Litigation is a very tangible consequence of the 200 years of land theft sanctioned by the New Brunswick legislature. We don’t need a land acknowledgement to confirm this when we have laws that spell it out.

People hold signs reading 'I am on Indigenous land' 'U R on Indigenous land' and 'We R on Indigenous land'
People hold signs recognizing Indigenous sovereignty over the land. (Shutterstock)

Land acknowledge, don’t land acknowledge

This farce reveals a sad state of affairs in New Brunswick: this government doesn’t know what it is reconciling and instead of having the humility to learn, it has opted to kill nation-to-nation.
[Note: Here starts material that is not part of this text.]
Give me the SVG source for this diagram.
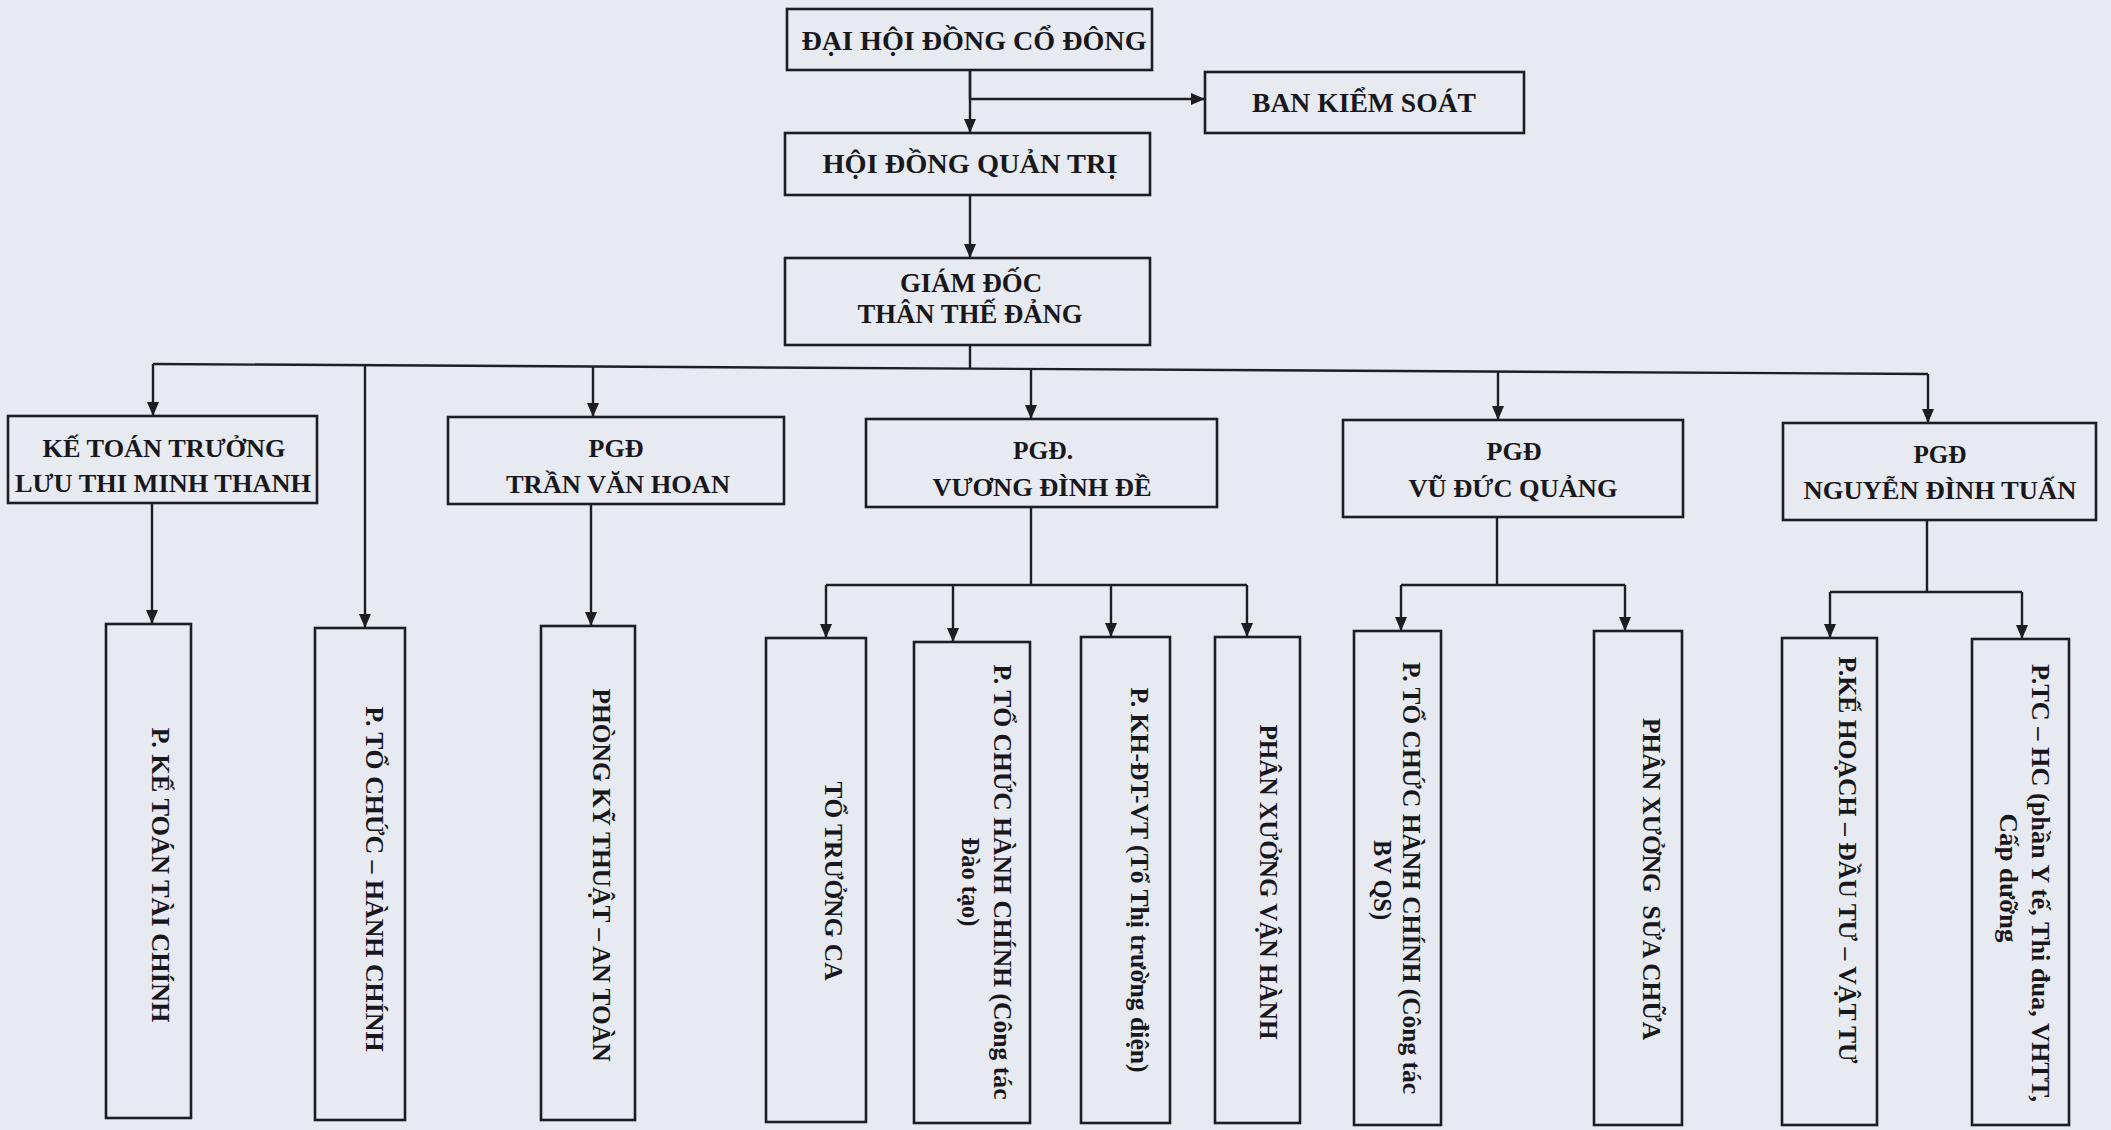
<svg xmlns="http://www.w3.org/2000/svg" width="2111" height="1130" viewBox="0 0 2111 1130">
<defs>
<marker id="arr" markerUnits="userSpaceOnUse" markerWidth="14" markerHeight="12" refX="14" refY="6" orient="auto">
<path d="M0,0 L14,6 L0,12 z" fill="#1d1d22"/>
</marker>
<style>
.bx{fill:none;stroke:#1d1d22;stroke-width:2.6}
.ln{fill:none;stroke:#1d1d22;stroke-width:2.4}
.ar{fill:none;stroke:#1d1d22;stroke-width:2.4;marker-end:url(#arr)}
.t1{font-family:"Liberation Serif","Times New Roman",serif;font-weight:bold;font-size:28px;fill:#18181c;text-anchor:middle}
.t2{font-family:"Liberation Serif","Times New Roman",serif;font-weight:bold;font-size:25px;fill:#18181c;text-anchor:middle}
.t3{font-family:"Liberation Serif","Times New Roman",serif;font-weight:bold;font-size:26px;fill:#18181c;text-anchor:middle;white-space:pre}
</style>
</defs>
<rect width="2111" height="1130" fill="#e8eaf1"/>

<g id="connectors">
<line class="ln" x1="970" y1="70" x2="970" y2="99"/>
<line class="ar" x1="970" y1="70" x2="970" y2="133"/>
<line class="ar" x1="970" y1="99" x2="1205" y2="99"/>
<line class="ar" x1="970" y1="195" x2="970" y2="258"/>
<line class="ln" x1="970" y1="345" x2="970" y2="369"/>
<line class="ln" x1="153" y1="364" x2="1928" y2="374"/>
<line class="ar" x1="153" y1="364" x2="153" y2="416"/>
<line class="ar" x1="365" y1="365" x2="365" y2="628"/>
<line class="ar" x1="593" y1="366.5" x2="593" y2="417"/>
<line class="ar" x1="1031" y1="369" x2="1031" y2="419"/>
<line class="ar" x1="1498" y1="371.6" x2="1498" y2="420"/>
<line class="ar" x1="1928" y1="374" x2="1928" y2="423"/>
<line class="ar" x1="152" y1="503" x2="152" y2="624"/>
<line class="ar" x1="591" y1="504" x2="591" y2="626"/>
<line class="ln" x1="1031" y1="507" x2="1031" y2="585"/>
<line class="ln" x1="826" y1="585" x2="1247" y2="585"/>
<line class="ar" x1="826" y1="585" x2="826" y2="638"/>
<line class="ar" x1="953" y1="585" x2="953" y2="642"/>
<line class="ar" x1="1111" y1="585" x2="1111" y2="637"/>
<line class="ar" x1="1247" y1="585" x2="1247" y2="637"/>
<line class="ln" x1="1497" y1="517" x2="1497" y2="585"/>
<line class="ln" x1="1401" y1="585" x2="1625" y2="585"/>
<line class="ar" x1="1401" y1="585" x2="1401" y2="631"/>
<line class="ar" x1="1625" y1="585" x2="1625" y2="631"/>
<line class="ln" x1="1927" y1="520" x2="1927" y2="592"/>
<line class="ln" x1="1830" y1="592" x2="2022" y2="592"/>
<line class="ar" x1="1830" y1="592" x2="1830" y2="638"/>
<line class="ar" x1="2022" y1="592" x2="2022" y2="639"/>
</g>

<g id="dhdcd"><rect class="bx" x="787" y="9" width="365" height="61"/><text class="t1" x="974" y="50" textLength="345" lengthAdjust="spacingAndGlyphs">ĐẠI HỘI ĐỒNG CỔ ĐÔNG</text></g>
<g id="bks"><rect class="bx" x="1205" y="72" width="319" height="61"/><text class="t1" x="1364" y="112" textLength="224" lengthAdjust="spacingAndGlyphs">BAN KIỂM SOÁT</text></g>
<g id="hdqt"><rect class="bx" x="785" y="133" width="365" height="62"/><text class="t1" x="970" y="173" textLength="295" lengthAdjust="spacingAndGlyphs">HỘI ĐỒNG QUẢN TRỊ</text></g>
<g id="gd"><rect class="bx" x="785" y="258" width="365" height="87"/><text class="t1" x="971" y="292" textLength="142" lengthAdjust="spacingAndGlyphs">GIÁM ĐỐC</text><text class="t1" x="970" y="323" textLength="225" lengthAdjust="spacingAndGlyphs">THÂN THẾ ĐẢNG</text></g>

<g id="ktt"><rect class="bx" x="8" y="416" width="309" height="87"/><text class="t2" x="164" y="457" textLength="243" lengthAdjust="spacingAndGlyphs">KẾ TOÁN TRƯỞNG</text><text class="t2" x="163" y="492" textLength="296" lengthAdjust="spacingAndGlyphs">LƯU THI MINH THANH</text></g>
<g id="pgd-hoan"><rect class="bx" x="448" y="417" width="336" height="87"/><text class="t2" x="616" y="457" textLength="55" lengthAdjust="spacingAndGlyphs">PGĐ</text><text class="t2" x="618" y="493" textLength="224" lengthAdjust="spacingAndGlyphs">TRẦN VĂN HOAN</text></g>
<g id="pgd-vuong"><rect class="bx" x="866" y="419" width="351" height="88"/><text class="t2" x="1043" y="459" textLength="60" lengthAdjust="spacingAndGlyphs">PGĐ.</text><text class="t2" x="1042" y="496" textLength="219" lengthAdjust="spacingAndGlyphs">VƯƠNG ĐÌNH ĐỀ</text></g>
<g id="pgd-vu"><rect class="bx" x="1343" y="420" width="340" height="97"/><text class="t2" x="1514" y="460" textLength="55" lengthAdjust="spacingAndGlyphs">PGĐ</text><text class="t2" x="1513" y="497" textLength="209" lengthAdjust="spacingAndGlyphs">VŨ ĐỨC QUẢNG</text></g>
<g id="pgd-nguyen"><rect class="bx" x="1783" y="423" width="313" height="97"/><text class="t2" x="1940" y="463" textLength="53" lengthAdjust="spacingAndGlyphs">PGĐ</text><text class="t2" x="1940" y="499" textLength="273" lengthAdjust="spacingAndGlyphs">NGUYỄN ĐÌNH TUẤN</text></g>

<g id="p-ketoan"><rect class="bx" x="106" y="624" width="85" height="494"/><text class="t3" transform="translate(152,875) rotate(90)" textLength="295" lengthAdjust="spacingAndGlyphs">P. KẾ TOÁN TÀI CHÍNH</text></g>
<g id="p-tochuc"><rect class="bx" x="315" y="628" width="90" height="492"/><text class="t3" transform="translate(366,879) rotate(90)" textLength="345" lengthAdjust="spacingAndGlyphs">P. TỔ CHỨC – HÀNH CHÍNH</text></g>
<g id="p-kythuat"><rect class="bx" x="541" y="626" width="94" height="494"/><text class="t3" transform="translate(593,875) rotate(90)" textLength="373" lengthAdjust="spacingAndGlyphs">PHÒNG KỸ THUẬT – AN TOÀN</text></g>
<g id="to-truong-ca"><rect class="bx" x="766" y="638" width="100" height="484"/><text class="t3" transform="translate(825,881) rotate(90)" textLength="199" lengthAdjust="spacingAndGlyphs">TỔ TRƯỞNG CA</text></g>
<g id="p-tchc-daotao"><rect class="bx" x="914" y="642" width="116" height="481"/><text class="t3" transform="translate(994,882) rotate(90)" textLength="435" lengthAdjust="spacingAndGlyphs">P. TỔ CHỨC HÀNH CHÍNH (Công tác</text><text class="t3" transform="translate(962,882) rotate(90)" textLength="89" lengthAdjust="spacingAndGlyphs">Đào tạo)</text></g>
<g id="p-khdtvt"><rect class="bx" x="1081" y="637" width="89" height="486"/><text class="t3" transform="translate(1131,880) rotate(90)" textLength="385" lengthAdjust="spacingAndGlyphs">P. KH-ĐT-VT (Tổ Thị trường điện)</text></g>
<g id="px-vanhanh"><rect class="bx" x="1215" y="637" width="85" height="486"/><text class="t3" transform="translate(1260,882) rotate(90)" textLength="315" lengthAdjust="spacingAndGlyphs">PHÂN XƯỞNG VẬN HÀNH</text></g>
<g id="p-tchc-bvqs"><rect class="bx" x="1354" y="631" width="87" height="494"/><text class="t3" transform="translate(1403,878) rotate(90)" textLength="432" lengthAdjust="spacingAndGlyphs">P. TỔ CHỨC HÀNH CHÍNH (Công tác</text><text class="t3" transform="translate(1374,880) rotate(90)" textLength="80" lengthAdjust="spacingAndGlyphs">BV QS)</text></g>
<g id="px-suachua"><rect class="bx" x="1594" y="631" width="88" height="494"/><text class="t3" transform="translate(1643,879) rotate(90)" textLength="322" lengthAdjust="spacingAndGlyphs">PHÂN XƯỞNG  SỬA CHỮA</text></g>
<g id="p-kehoach"><rect class="bx" x="1782" y="638" width="95" height="487"/><text class="t3" transform="translate(1839,860) rotate(90)" textLength="407" lengthAdjust="spacingAndGlyphs">P.KẾ HOẠCH – ĐẦU TƯ – VẬT TƯ</text></g>
<g id="p-tchc-yte"><rect class="bx" x="1972" y="639" width="97" height="486"/><text class="t3" transform="translate(2032,883) rotate(90)" textLength="438" lengthAdjust="spacingAndGlyphs">P.TC – HC (phần Y tế, Thi đua, VHTT,</text><text class="t3" transform="translate(2000,878) rotate(90)" textLength="129" lengthAdjust="spacingAndGlyphs">Cấp dưỡng</text></g>
</svg>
The series of half measured, watered-down legislative motions and childishness of the past 18 months stresses that we are being led by unserious, unqualified people when it comes to realizing reconciliation.

The Department of Aboriginal Affairs, which not only toes the party line on terra nullius but sets it, is led by a minister who claims to her colleagues that she is working on a plan to better the relationship with First Nations. This is a plan she conceived without the knowledge of First Nations to improve a relationship that she has, at every opportunity, demonstrated she doesn’t understand.

Land acknowledge, don’t land acknowledge. But a new approach to the relationship, rooted in justice, equity and good faith, grounded by the shared acknowledgement of the principles of the Peace and Friendship Treaties and perhaps even led by new faces is required.